For centuries, scholars from many backgrounds—religious and nonreligious, Christian and Jewish—have worked on discovering how the Bible came to be. Their task was not to prove whether the Bible’s words were divinely revealed to the authors. That is a question of faith, not scholarship. Rather, they were trying to learn the history of those authors: what they wrote, when they wrote and why they wrote. To date, the most persuasive solution they have found has been the documentary hypothesis. The idea of this hypothesis is that the Bible’s first books were formed through a long process. Ancient writers produced documents of poetry, prose and law over a period of many hundreds of years. And then editors used these documents as sources. From them, they fashioned the Bible that we have read for some two thousand years.

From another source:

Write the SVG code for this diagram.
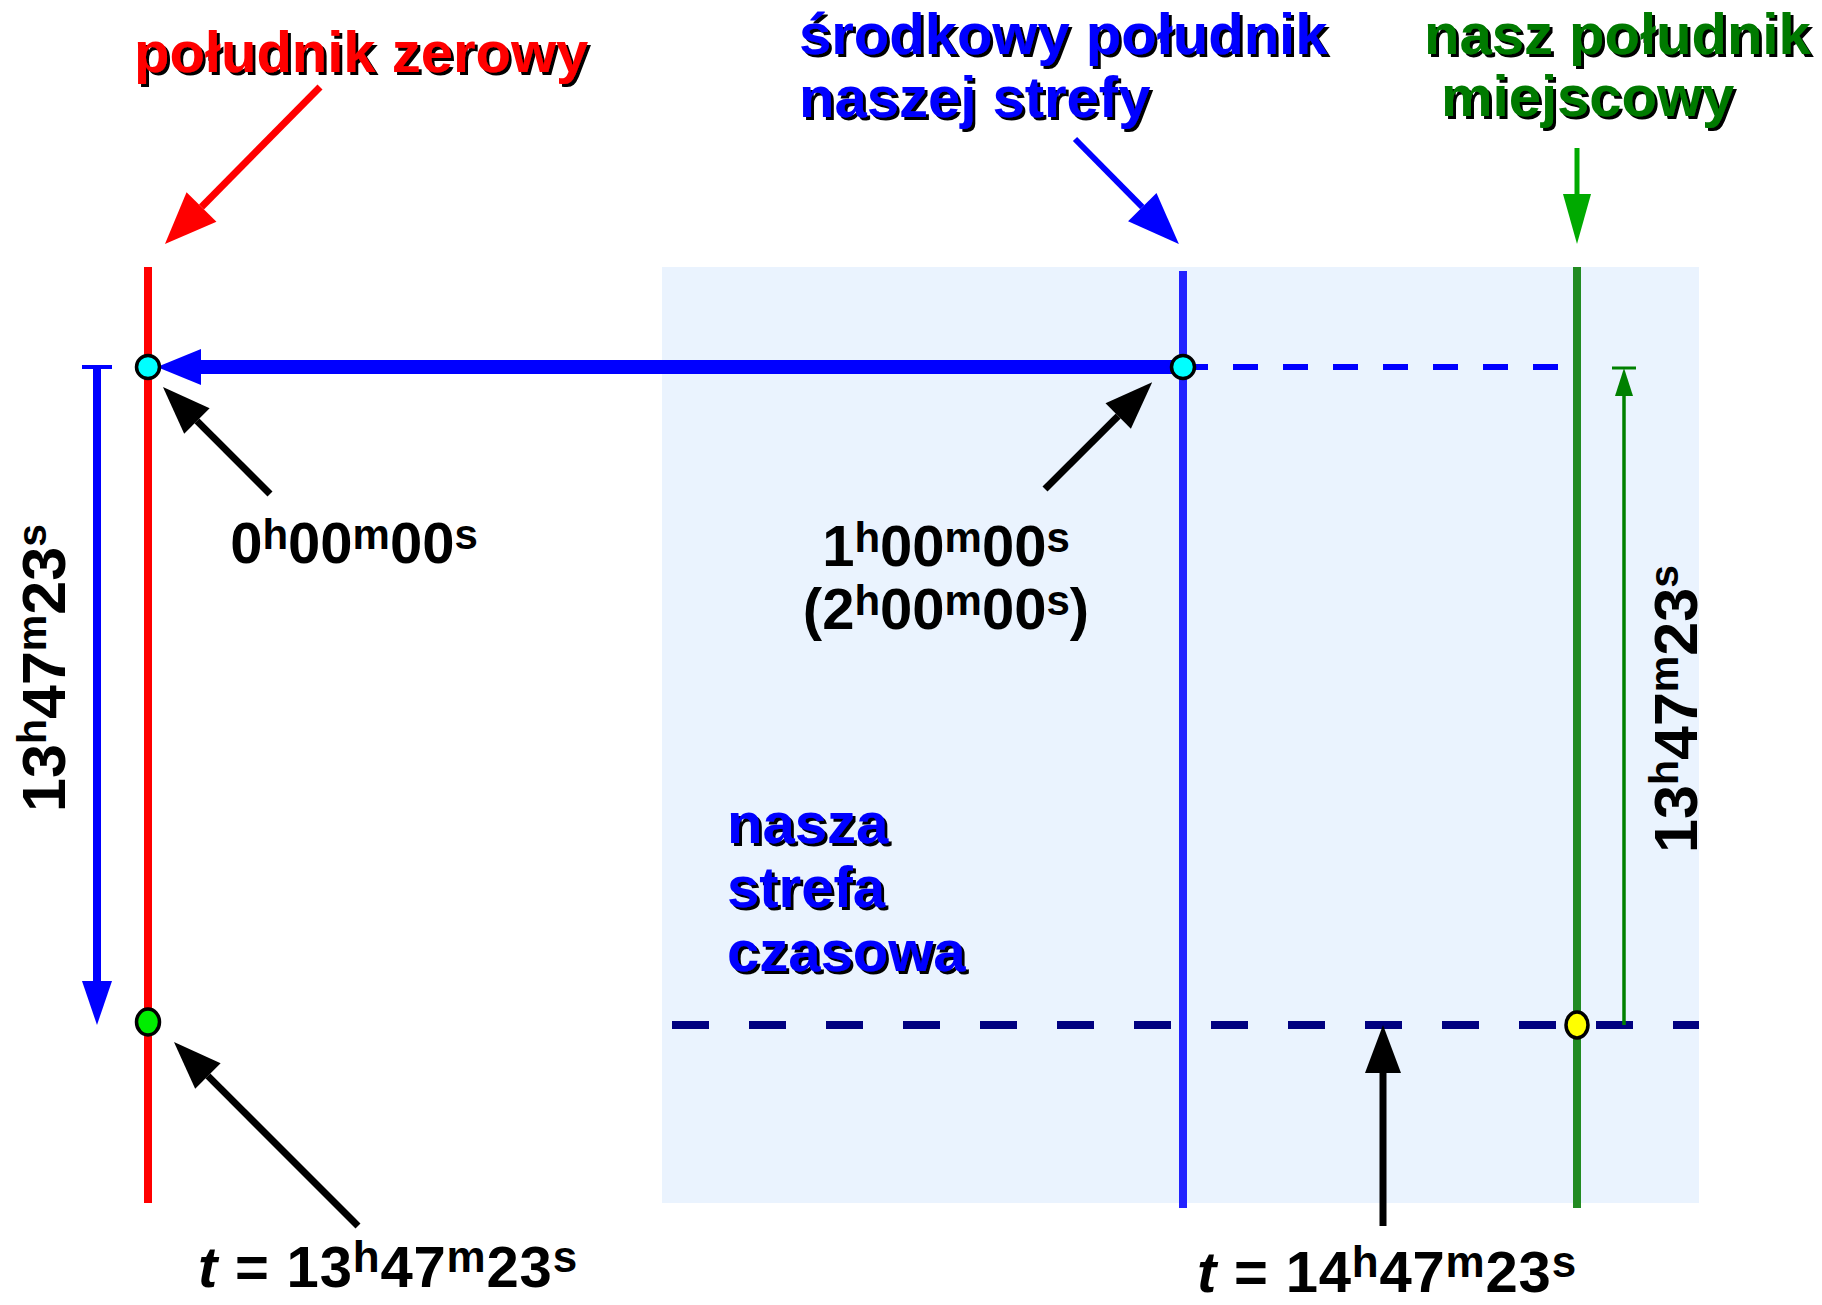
<svg xmlns="http://www.w3.org/2000/svg" width="1822" height="1305" viewBox="0 0 1822 1305">
<style>
text { font-family: "Liberation Sans", Arial, Helvetica, sans-serif; font-weight: bold; font-size: 58px; }
.title { filter: url(#shadow); }
.red { fill: #FF0000; }
.blue { fill: #0000FF; }
.green { fill: #007A00; }
.lbl { fill: #000000; }
.sup { font-size: 42px; }
.sup2 { font-size: 44px; }
.dim { font-size: 61px; }
.dsup { font-size: 41px; }
.ital { font-style: italic; }
.mer { stroke-width: 8; fill: none; }
.dot { stroke: #000; stroke-width: 3.5; }
</style>
<defs>
<filter id="shadow" x="-5%" y="-10%" width="115%" height="130%">
<feDropShadow dx="3" dy="3" stdDeviation="0.5" flood-color="#000" flood-opacity="1"/>
</filter>
<marker id="hRed" markerUnits="userSpaceOnUse" markerWidth="52" markerHeight="42" refX="0" refY="21" orient="auto" overflow="visible"><path d="M0,0 L52,21 L0,42 Z" fill="#FF0000"/></marker>
<marker id="hBlueT" markerUnits="userSpaceOnUse" markerWidth="52" markerHeight="40" refX="0" refY="20" orient="auto" overflow="visible"><path d="M0,0 L52,20 L0,40 Z" fill="#0000FF"/></marker>
<marker id="hGreenT" markerUnits="userSpaceOnUse" markerWidth="50" markerHeight="28" refX="0" refY="14" orient="auto" overflow="visible"><path d="M0,0 L50,14 L0,28 Z" fill="#00AA00"/></marker>
<marker id="hBlack" markerUnits="userSpaceOnUse" markerWidth="48" markerHeight="36" refX="0" refY="18" orient="auto" overflow="visible"><path d="M0,0 L48,18 L0,36 Z" fill="#000000"/></marker>
<marker id="hBlueBig" markerUnits="userSpaceOnUse" markerWidth="44" markerHeight="36" refX="0" refY="18" orient="auto" overflow="visible"><path d="M0,0 L44,18 L0,36 Z" fill="#0000FF"/></marker>
<marker id="hBlueDim" markerUnits="userSpaceOnUse" markerWidth="44" markerHeight="30" refX="0" refY="15" orient="auto" overflow="visible"><path d="M0,0 L44,15 L0,30 Z" fill="#0000FF"/></marker>
<marker id="hGreenDim" markerUnits="userSpaceOnUse" markerWidth="28" markerHeight="18" refX="0" refY="9" orient="auto" overflow="visible"><path d="M0,0 L28,9 L0,18 Z" fill="#008000"/></marker>
</defs>

<rect width="1822" height="1305" fill="#FFFFFF"/>

<g id="zone">
<rect x="662" y="267" width="1037" height="936" fill="#EAF3FE"/>
</g>

<g id="meridian-zero"><line class="mer" x1="148" y1="267" x2="148" y2="1203" stroke="#FF0000"/></g>
<g id="meridian-central"><line class="mer" x1="1183" y1="271" x2="1183" y2="1208" stroke="#2222FF"/></g>
<g id="meridian-local"><line class="mer" x1="1577" y1="267" x2="1577" y2="1208" stroke="#228B22"/></g>

<g id="connectors">
<line x1="1183" y1="367" x2="1560" y2="367" stroke="#0000FF" stroke-width="6" stroke-dasharray="25 25"/>
<line x1="672" y1="1025" x2="1699" y2="1025" stroke="#000080" stroke-width="8" stroke-dasharray="37 40"/>
<line x1="320" y1="87" x2="201.5" y2="207" stroke="#FF0000" stroke-width="7" marker-end="url(#hRed)"/>
<line x1="1075" y1="139" x2="1142.3" y2="207.1" stroke="#0000FF" stroke-width="6" marker-end="url(#hBlueT)"/>
<line x1="1577" y1="148" x2="1577" y2="194" stroke="#00AA00" stroke-width="5" marker-end="url(#hGreenT)"/>
<line x1="1183" y1="367" x2="201" y2="367" stroke="#0000FF" stroke-width="14" marker-end="url(#hBlueBig)"/>
<line x1="82" y1="367" x2="112" y2="367" stroke="#0000FF" stroke-width="4"/>
<line x1="97" y1="367" x2="97" y2="981" stroke="#0000FF" stroke-width="8" marker-end="url(#hBlueDim)"/>
<line x1="1612" y1="368" x2="1636" y2="368" stroke="#008000" stroke-width="3"/>
<line x1="1624" y1="1025" x2="1624" y2="396" stroke="#008000" stroke-width="3.5" marker-end="url(#hGreenDim)"/>
<line x1="270" y1="494" x2="196.9" y2="420.9" stroke="#000" stroke-width="7" marker-end="url(#hBlack)"/>
<line x1="1045" y1="489" x2="1118.2" y2="416.1" stroke="#000" stroke-width="7" marker-end="url(#hBlack)"/>
<line x1="358" y1="1226" x2="207.9" y2="1075.9" stroke="#000" stroke-width="7" marker-end="url(#hBlack)"/>
<line x1="1383" y1="1226" x2="1383" y2="1073" stroke="#000" stroke-width="7" marker-end="url(#hBlack)"/>
</g>

<g id="dot-zero"><circle class="dot" cx="148" cy="367" r="11.5" fill="#00FFFF"/></g>
<g id="dot-central"><circle class="dot" cx="1183" cy="367" r="11.5" fill="#00FFFF"/></g>
<g id="dot-green"><ellipse class="dot" cx="148" cy="1022" rx="11.5" ry="13" fill="#00EE00"/></g>
<g id="dot-yellow"><ellipse class="dot" cx="1577" cy="1025" rx="11" ry="13" fill="#FFFF00"/></g>

<g id="title-zero"><text class="title red" x="134" y="72">południk zerowy</text></g>
<g id="title-central"><text class="title blue" x="799" y="54">środkowy południk</text><text class="title blue" x="799" y="117">naszej strefy</text></g>
<g id="title-local"><text class="title green" x="1424" y="54">nasz południk</text><text class="title green" x="1441" y="116">miejscowy</text></g>
<g id="zone-label"><text class="title blue" x="727" y="843">nasza</text><text class="title blue" x="727" y="907">strefa</text><text class="title blue" x="727" y="971">czasowa</text></g>

<g id="label-0h"><text class="lbl" x="354" y="563" text-anchor="middle">0<tspan class="sup" dy="-14">h</tspan><tspan dy="14">00</tspan><tspan class="sup" dy="-14">m</tspan><tspan dy="14">00</tspan><tspan class="sup" dy="-14">s</tspan></text></g>
<g id="label-1h"><text class="lbl" x="946" y="566" text-anchor="middle">1<tspan class="sup" dy="-14">h</tspan><tspan dy="14">00</tspan><tspan class="sup" dy="-14">m</tspan><tspan dy="14">00</tspan><tspan class="sup" dy="-14">s</tspan></text>
<text class="lbl" x="946" y="629" text-anchor="middle">(2<tspan class="sup" dy="-14">h</tspan><tspan dy="14">00</tspan><tspan class="sup" dy="-14">m</tspan><tspan dy="14">00</tspan><tspan class="sup" dy="-14">s</tspan><tspan dy="14">)</tspan></text></g>
<g id="label-dim-left"><text class="lbl dim" transform="translate(65,668) rotate(-90)" text-anchor="middle">13<tspan class="dsup" dy="-19">h</tspan><tspan dy="19">47</tspan><tspan class="dsup" dy="-19">m</tspan><tspan dy="19">23</tspan><tspan class="dsup" dy="-19">s</tspan></text></g>
<g id="label-dim-right"><text class="lbl dim" transform="translate(1697,709) rotate(-90)" text-anchor="middle">13<tspan class="dsup" dy="-19">h</tspan><tspan dy="19">47</tspan><tspan class="dsup" dy="-19">m</tspan><tspan dy="19">23</tspan><tspan class="dsup" dy="-19">s</tspan></text></g>
<g id="label-t1"><text class="lbl" x="198" y="1287" letter-spacing="0.8"><tspan class="ital">t</tspan> = 13<tspan class="sup2" dy="-15">h</tspan><tspan dy="15">47</tspan><tspan class="sup2" dy="-15">m</tspan><tspan dy="15">23</tspan><tspan class="sup2" dy="-15">s</tspan></text></g>
<g id="label-t2"><text class="lbl" x="1387" y="1292" text-anchor="middle" letter-spacing="0.8"><tspan class="ital">t</tspan> = 14<tspan class="sup2" dy="-15">h</tspan><tspan dy="15">47</tspan><tspan class="sup2" dy="-15">m</tspan><tspan dy="15">23</tspan><tspan class="sup2" dy="-15">s</tspan></text></g>
</svg>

Those who have disagreed with this hypothesis come from opposite ends of the spectrum: the most traditional and the most radical. The most traditional scholars—mainly fundamentalist Christians and Orthodox Jews—adhere to the ancient answers to these questions: The first five books of the Bible were written down by Moses personally, the Book of Joshua was written down by Joshua himself, and so on. The most radical scholars argue that the Bible’s books were written later and later—and that they are less and less true.
Some writers from both ends of the spectrum have claimed that the hypothesis is dead, that “hardly anybody believes that anymore.” But the hypothesis that, supposedly, no one believescontinues to be the model in which most Bible scholars work. It is taught in major universities and seminaries, and outlined in textbooks.